At least nine countries in sub-Saharan Africa already have more registered mobile money accounts than bank accounts, compared to just four last year. The nine are Cameroon, the Democratic Republic of Congo, Gabon, Kenya, Madagascar, Tanzania, Uganda, Zambia and Zimbabwe.
Sub-Saharan Africa also accounts for the lion’s share of live mobile money services. At the end of 2013, 52 percent of live services were in this region. Although this follows a decreasing trend—down from 56 percent in 2012 and from 58 percent in 2011—the region still accounts for the largest number of planned service deployments for 2014.
MMU researchers say they expect this percentage to fall below 50 percent next year as the majority of planned deployments are outside the region, particularly in Latin America, where 60 percent of adults are unbanked. With regulatory changes in several countries enabling non-banks to issue e-money, 19 mobile money launches are planned in Latin America, the second largest number after sub-Saharan Africa.
“For a long time, sub-Saharan Africa led the industry, with the vast majority of deployments, success stories, and best practices coming from the region. Today this is changing, and innovative regional models are beginning to emerge,” the report says.
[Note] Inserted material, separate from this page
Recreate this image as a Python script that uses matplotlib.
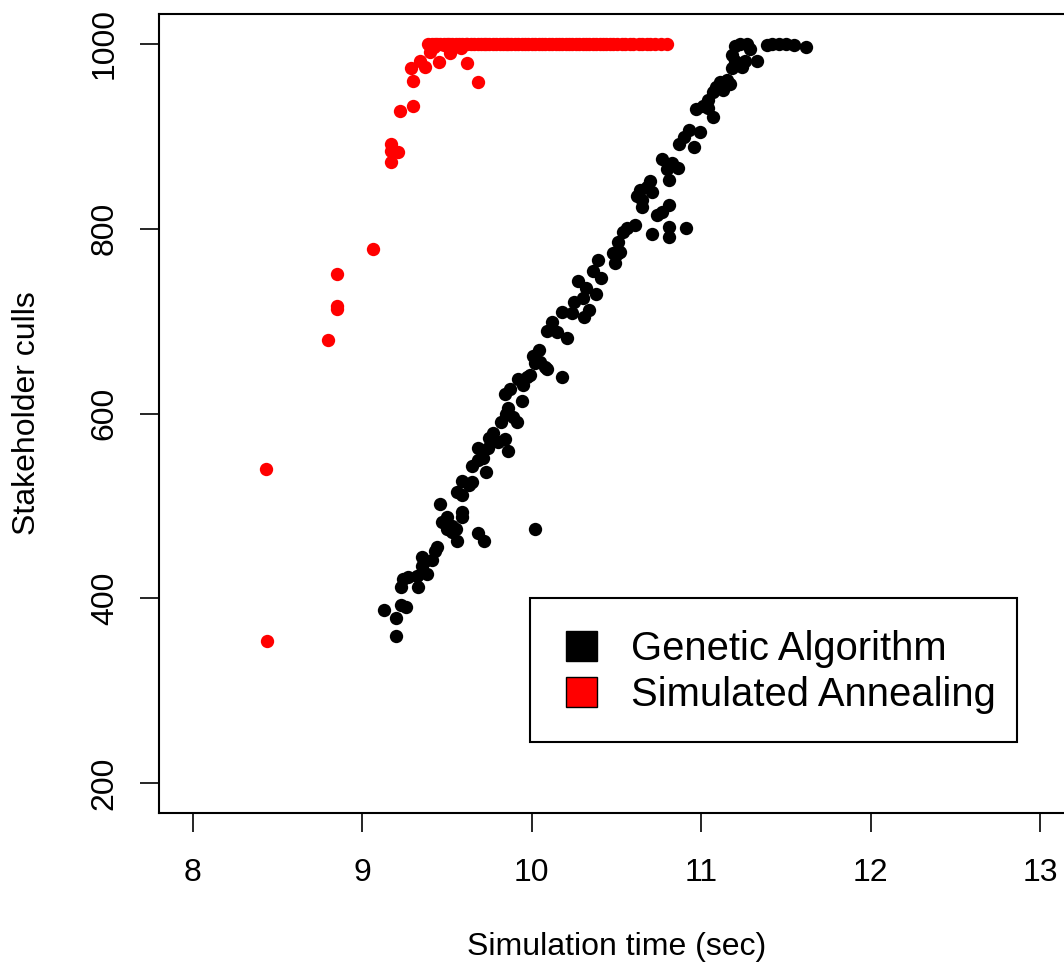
import matplotlib
matplotlib.use("Agg")
import matplotlib.pyplot as plt
from matplotlib.patches import Patch, Rectangle

plt.rcParams['font.family'] = ['Liberation Sans', 'DejaVu Sans']

# Genetic Algorithm runs: (simulation time, culls)
ga_time = [9.13, 9.20, 9.20, 9.23, 9.26, 9.24, 9.23, 9.27, 9.33, 9.32,
           9.35, 9.38, 9.35, 9.41, 9.44, 9.43, 9.37, 9.46, 9.47, 9.50,
           9.50, 9.55, 9.56, 9.53, 9.59, 9.59, 9.56, 9.59, 9.63, 9.59,
           9.68, 9.72, 9.53, 9.65, 9.65, 9.68, 9.73, 9.71, 9.68, 9.74,
           9.75, 9.77, 9.80, 9.84, 9.86, 9.82, 9.85, 9.89, 9.91, 9.86,
           9.84, 9.87, 9.94, 9.92, 9.95, 9.99, 10.02, 10.05, 10.09, 10.18,
           10.02, 9.97, 10.01, 10.04, 10.08, 10.09, 10.12, 10.15, 10.21, 10.18,
           10.24, 10.25, 10.30, 10.32, 10.31, 10.34, 10.38, 10.27, 10.36, 10.39,
           10.41, 10.49, 10.48, 10.52, 10.51, 10.50, 10.54, 10.56, 10.61, 10.71,
           10.74, 10.77, 10.81, 10.81, 10.81, 10.91, 10.65, 10.62, 10.64, 10.68,
           10.70, 10.65, 10.71, 10.81, 10.77, 10.80, 10.83, 10.86, 10.87, 10.90,
           10.96, 10.99, 10.93, 10.97, 11.01, 11.07, 11.04, 11.07, 11.11, 11.15,
           11.17, 11.18, 11.20, 11.18, 11.20, 11.23, 11.27, 11.24, 11.26, 11.33,
           11.29, 11.39, 11.42, 11.46, 11.50, 11.55, 11.62, 11.09, 11.13, 11.04]
ga_culls = [388, 359, 379, 393, 391, 421, 412, 423, 412, 424,
            435, 426, 445, 442, 456, 451, 440, 502, 483, 488,
            475, 475, 462, 472, 494, 488, 515, 512, 523, 527,
            471, 462, 478, 526, 543, 550, 537, 552, 563, 563,
            574, 579, 569, 572, 559, 591, 599, 596, 591, 606,
            621, 626, 613, 637, 631, 642, 655, 656, 648, 639,
            475, 640, 662, 669, 650, 689, 699, 688, 682, 710,
            709, 721, 725, 736, 704, 712, 729, 743, 754, 766,
            747, 763, 774, 775, 785, 772, 796, 801, 804, 794,
            815, 818, 826, 802, 791, 801, 823, 835, 842, 845,
            851, 831, 839, 853, 875, 864, 871, 866, 891, 899,
            888, 904, 907, 929, 932, 921, 939, 948, 958, 961,
            956, 974, 981, 988, 997, 1000, 1000, 975, 981, 981,
            994, 999, 1000, 1000, 1000, 999, 996, 953, 950, 930]

# Simulated Annealing runs
sa_time = [8.43, 8.44, 8.80, 8.85, 8.85, 8.85, 9.06, 9.17, 9.17, 9.21,
           9.17, 9.22, 9.30, 9.30, 9.29, 9.34, 9.37, 9.40, 9.45, 9.52,
           9.58, 9.62, 9.68, 9.42, 9.48, 9.55,
           9.39, 9.41, 9.43, 9.44, 9.46, 9.48, 9.50, 9.51, 9.53, 9.55,
           9.57, 9.59, 9.61, 9.62, 9.64, 9.66, 9.68, 9.70, 9.72, 9.73,
           9.75, 9.77, 9.79, 9.81, 9.83, 9.85, 9.86, 9.88, 9.90, 9.92,
           9.94, 9.96, 9.98, 10.00, 10.02, 10.04, 10.06, 10.08, 10.10, 10.12,
           10.14, 10.16, 10.18, 10.20, 10.22, 10.24, 10.26, 10.28, 10.30, 10.32,
           10.34, 10.36, 10.38, 10.40, 10.42, 10.44, 10.46, 10.48, 10.50, 10.53,
           10.55, 10.58, 10.60, 10.63, 10.65, 10.68, 10.70, 10.73, 10.76, 10.80]
sa_culls = [540, 354, 680, 716, 713, 751, 778, 891, 884, 883,
            872, 927, 932, 960, 974, 981, 975, 991, 980, 990,
            995, 979, 958, 996, 998, 997,
            1000, 1000, 1000, 1000, 1000, 1000, 1000, 1000, 1000, 1000,
            1000, 1000, 1000, 1000, 1000, 1000, 1000, 1000, 1000, 1000,
            1000, 1000, 1000, 1000, 1000, 1000, 1000, 1000, 1000, 1000,
            1000, 1000, 1000, 1000, 1000, 1000, 1000, 1000, 1000, 1000,
            1000, 1000, 1000, 1000, 1000, 1000, 1000, 1000, 1000, 1000,
            1000, 1000, 1000, 1000, 1000, 1000, 1000, 1000, 1000, 1000,
            1000, 1000, 1000, 1000, 1000, 1000, 1000, 1000, 1000, 1000]

x_ticks = [8, 9, 10, 11, 12, 13]
y_ticks = [200, 400, 600, 800, 1000]
series_names = ['Genetic Algorithm', 'Simulated Annealing']

W, H = 1064, 966
fig = plt.figure(figsize=(W / 100, H / 100), dpi=100)
ax = fig.add_axes([159 / W, 1 - 813 / H, (1074 - 159) / W, (813 - 14) / H])

ax.plot(ga_time, ga_culls, 'o', color='black', markersize=9.6, markeredgewidth=0)
ax.plot(sa_time, sa_culls, 'o', color='red', markersize=9.6, markeredgewidth=0)

ax.set_xlim(7.8, 13.2)
ax.set_ylim(168, 1032)
ax.set_xticks(x_ticks)
ax.set_yticks(y_ticks)
ax.tick_params(length=13.7, width=1.2, labelsize=23, colors='black')
ax.tick_params(axis='x', pad=18.5)
ax.tick_params(axis='y', pad=14.5)
for lab in ax.get_yticklabels():
    lab.set_rotation(90)
    lab.set_va('center')
for sp in ax.spines.values():
    sp.set_linewidth(1.5)

ax.set_xlabel('Simulation time (sec)', fontsize=23, va='center')
ax.set_ylabel('Stakeholder culls', fontsize=23, va='center')
ax.xaxis.set_label_coords(0.5, -(947 - 813) / (813 - 14))
ax.yaxis.set_label_coords(-(159 - 27) / (1074 - 159), 0.5)

# legend: entries without frame, box drawn separately
handles = [Patch(facecolor='black', edgecolor='black', linewidth=1),
           Patch(facecolor='red', edgecolor='black', linewidth=1)]
leg = fig.legend(handles, series_names, loc='upper left',
                 bbox_to_anchor=(566 / W, 1 - 630 / H),
                 fontsize=28.8, frameon=False, borderaxespad=0, borderpad=0,
                 handlelength=0.78, handleheight=0.78, handletextpad=0.85,
                 labelspacing=0.2)
fig.add_artist(Rectangle((530 / W, 1 - 742 / H), 487 / W, 144 / H,
                         transform=fig.transFigure, fill=False,
                         edgecolor='black', linewidth=1.5))

fig.savefig('out.png', dpi=100)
In Tanzania and Uganda, East Africa’s most advanced mobile money markets, there is growing demand from businesses and small and medium-size enterprises to use mobile money in their business transactions. In Tanzania, for example, 21 percent of M-PESA users and 12 percent of Airtel and Tigo Pesa users use mobile money for such transactions. Of these, 74 percent use it to pay suppliers, 23 percent use it to receive customer payments, and 7 percent use it to pay employees.
Similarly in Uganda, 19 percent of mobile money users said they use mobile money as part of their business. Most received payments from customers through mobile money or used mobile money to pay suppliers for inventory.
Kenya, the home of M-PESA (mobile-phone based money transfer and microfinancing service for Safaricom and Vodacom) is a hub of mobile money innovation in areas such as healthcare and microfinance. With M-PESA providing the “rails” upon which value-added services can be built, a variety of health-related mobile finance offerings have emerged in that country, as well as in Tanzania.
“From pre-paid savings to health insurance, mobile platforms are striving to ensure affordable healthcare is not solely a luxury; but rather, a universal right,” the report says.
Musoni (‘M’ for Mobile and ‘usoni’ for future), which was established in Kenya at the end of 2009, is the first microfinance institution in the world to go 100 percent mobile, using mobile money transfer services for all loan repayments and disbursements.